--- start Material shown ---
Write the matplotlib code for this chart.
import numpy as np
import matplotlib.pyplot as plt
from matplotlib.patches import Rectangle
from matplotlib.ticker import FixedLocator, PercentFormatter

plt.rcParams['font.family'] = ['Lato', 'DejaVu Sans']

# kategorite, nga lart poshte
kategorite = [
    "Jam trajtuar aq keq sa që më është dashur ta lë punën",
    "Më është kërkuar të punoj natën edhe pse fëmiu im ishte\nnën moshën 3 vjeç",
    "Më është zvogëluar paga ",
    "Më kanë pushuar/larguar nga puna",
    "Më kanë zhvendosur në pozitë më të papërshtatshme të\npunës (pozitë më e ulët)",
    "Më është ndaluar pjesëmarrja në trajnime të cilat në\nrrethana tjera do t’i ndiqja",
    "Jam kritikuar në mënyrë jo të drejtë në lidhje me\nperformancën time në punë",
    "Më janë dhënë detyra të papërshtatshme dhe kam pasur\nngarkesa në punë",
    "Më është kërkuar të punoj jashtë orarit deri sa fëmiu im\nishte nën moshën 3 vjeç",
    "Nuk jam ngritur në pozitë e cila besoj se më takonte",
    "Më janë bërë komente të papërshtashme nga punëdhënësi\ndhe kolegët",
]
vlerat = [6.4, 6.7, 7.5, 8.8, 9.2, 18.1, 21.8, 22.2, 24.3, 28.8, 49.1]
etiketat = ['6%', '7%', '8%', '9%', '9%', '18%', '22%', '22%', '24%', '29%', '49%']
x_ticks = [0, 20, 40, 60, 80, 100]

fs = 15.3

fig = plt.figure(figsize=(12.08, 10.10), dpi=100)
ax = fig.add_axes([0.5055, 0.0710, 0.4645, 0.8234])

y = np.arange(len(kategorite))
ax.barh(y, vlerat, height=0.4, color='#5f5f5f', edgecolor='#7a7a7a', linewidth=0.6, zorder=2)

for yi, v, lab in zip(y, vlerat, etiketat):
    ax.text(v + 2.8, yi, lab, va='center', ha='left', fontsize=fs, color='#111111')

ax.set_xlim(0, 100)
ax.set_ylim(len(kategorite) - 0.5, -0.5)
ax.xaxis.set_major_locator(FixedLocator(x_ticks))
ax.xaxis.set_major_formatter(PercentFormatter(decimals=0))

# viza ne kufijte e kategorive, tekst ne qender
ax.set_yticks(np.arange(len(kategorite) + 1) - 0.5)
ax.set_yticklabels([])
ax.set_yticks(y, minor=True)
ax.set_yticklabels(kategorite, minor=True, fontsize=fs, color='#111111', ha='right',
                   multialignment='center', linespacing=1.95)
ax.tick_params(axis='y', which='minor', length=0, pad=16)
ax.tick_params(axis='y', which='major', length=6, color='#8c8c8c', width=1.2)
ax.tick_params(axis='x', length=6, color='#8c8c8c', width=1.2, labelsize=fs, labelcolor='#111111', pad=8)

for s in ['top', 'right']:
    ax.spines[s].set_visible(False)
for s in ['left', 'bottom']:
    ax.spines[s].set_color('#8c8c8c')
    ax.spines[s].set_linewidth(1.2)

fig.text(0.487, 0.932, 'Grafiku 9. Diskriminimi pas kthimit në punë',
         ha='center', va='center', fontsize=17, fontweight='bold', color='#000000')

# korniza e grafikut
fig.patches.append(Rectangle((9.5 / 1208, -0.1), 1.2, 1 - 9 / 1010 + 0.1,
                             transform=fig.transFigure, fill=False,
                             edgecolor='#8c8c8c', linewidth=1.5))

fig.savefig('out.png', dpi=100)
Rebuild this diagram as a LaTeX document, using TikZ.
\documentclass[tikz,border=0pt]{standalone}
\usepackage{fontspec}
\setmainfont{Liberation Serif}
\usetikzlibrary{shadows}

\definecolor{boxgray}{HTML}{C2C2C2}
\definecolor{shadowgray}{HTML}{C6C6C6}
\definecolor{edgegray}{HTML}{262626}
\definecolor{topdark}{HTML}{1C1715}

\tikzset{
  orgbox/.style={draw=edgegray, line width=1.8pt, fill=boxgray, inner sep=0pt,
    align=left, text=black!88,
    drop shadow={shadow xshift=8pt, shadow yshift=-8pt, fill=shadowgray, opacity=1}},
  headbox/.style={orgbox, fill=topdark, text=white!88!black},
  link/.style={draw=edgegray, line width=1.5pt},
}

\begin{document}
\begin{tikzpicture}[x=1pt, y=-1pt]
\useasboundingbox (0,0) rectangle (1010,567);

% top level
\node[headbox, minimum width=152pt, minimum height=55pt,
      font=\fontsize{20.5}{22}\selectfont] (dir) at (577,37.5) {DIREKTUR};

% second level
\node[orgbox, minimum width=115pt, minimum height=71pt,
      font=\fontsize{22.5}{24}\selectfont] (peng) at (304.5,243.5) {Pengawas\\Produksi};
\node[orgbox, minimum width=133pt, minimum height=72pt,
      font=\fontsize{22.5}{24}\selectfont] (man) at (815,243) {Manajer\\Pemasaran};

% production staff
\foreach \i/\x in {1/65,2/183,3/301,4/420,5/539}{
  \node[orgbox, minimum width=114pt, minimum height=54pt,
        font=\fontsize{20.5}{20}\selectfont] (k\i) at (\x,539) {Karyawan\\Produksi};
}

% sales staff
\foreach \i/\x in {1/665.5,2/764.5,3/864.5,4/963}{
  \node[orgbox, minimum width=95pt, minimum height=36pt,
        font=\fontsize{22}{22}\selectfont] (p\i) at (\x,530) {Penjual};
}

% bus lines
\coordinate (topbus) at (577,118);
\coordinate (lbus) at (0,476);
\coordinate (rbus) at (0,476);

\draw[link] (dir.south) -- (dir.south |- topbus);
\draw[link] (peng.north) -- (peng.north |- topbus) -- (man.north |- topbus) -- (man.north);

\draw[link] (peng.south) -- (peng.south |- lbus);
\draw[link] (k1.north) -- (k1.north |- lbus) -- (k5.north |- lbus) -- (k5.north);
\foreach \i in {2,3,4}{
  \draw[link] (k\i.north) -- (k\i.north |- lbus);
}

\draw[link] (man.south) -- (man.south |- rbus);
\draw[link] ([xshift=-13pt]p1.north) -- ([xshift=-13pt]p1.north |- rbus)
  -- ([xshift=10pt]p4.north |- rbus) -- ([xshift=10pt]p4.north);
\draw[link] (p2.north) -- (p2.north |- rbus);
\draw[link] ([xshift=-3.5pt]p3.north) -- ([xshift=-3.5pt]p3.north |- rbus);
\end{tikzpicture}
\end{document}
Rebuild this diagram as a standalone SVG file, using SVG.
--- end Material shown ---
◆ **Exercise requirements**
Please write out exactly the lines from the start of the data through the line that contains "ax.xaxis.set_major_formatter(PercentFormatter(decimals=0))", both ends included, and nothing else.

◆ **The output**
Write the matplotlib code for this chart.
import numpy as np
import matplotlib.pyplot as plt
from matplotlib.patches import Rectangle
from matplotlib.ticker import FixedLocator, PercentFormatter

plt.rcParams['font.family'] = ['Lato', 'DejaVu Sans']

# kategorite, nga lart poshte
kategorite = [
    "Jam trajtuar aq keq sa që më është dashur ta lë punën",
    "Më është kërkuar të punoj natën edhe pse fëmiu im ishte\nnën moshën 3 vjeç",
    "Më është zvogëluar paga ",
    "Më kanë pushuar/larguar nga puna",
    "Më kanë zhvendosur në pozitë më të papërshtatshme të\npunës (pozitë më e ulët)",
    "Më është ndaluar pjesëmarrja në trajnime të cilat në\nrrethana tjera do t’i ndiqja",
    "Jam kritikuar në mënyrë jo të drejtë në lidhje me\nperformancën time në punë",
    "Më janë dhënë detyra të papërshtatshme dhe kam pasur\nngarkesa në punë",
    "Më është kërkuar të punoj jashtë orarit deri sa fëmiu im\nishte nën moshën 3 vjeç",
    "Nuk jam ngritur në pozitë e cila besoj se më takonte",
    "Më janë bërë komente të papërshtashme nga punëdhënësi\ndhe kolegët",
]
vlerat = [6.4, 6.7, 7.5, 8.8, 9.2, 18.1, 21.8, 22.2, 24.3, 28.8, 49.1]
etiketat = ['6%', '7%', '8%', '9%', '9%', '18%', '22%', '22%', '24%', '29%', '49%']
x_ticks = [0, 20, 40, 60, 80, 100]

fs = 15.3

fig = plt.figure(figsize=(12.08, 10.10), dpi=100)
ax = fig.add_axes([0.5055, 0.0710, 0.4645, 0.8234])

y = np.arange(len(kategorite))
ax.barh(y, vlerat, height=0.4, color='#5f5f5f', edgecolor='#7a7a7a', linewidth=0.6, zorder=2)

for yi, v, lab in zip(y, vlerat, etiketat):
    ax.text(v + 2.8, yi, lab, va='center', ha='left', fontsize=fs, color='#111111')

ax.set_xlim(0, 100)
ax.set_ylim(len(kategorite) - 0.5, -0.5)
ax.xaxis.set_major_locator(FixedLocator(x_ticks))
ax.xaxis.set_major_formatter(PercentFormatter(decimals=0))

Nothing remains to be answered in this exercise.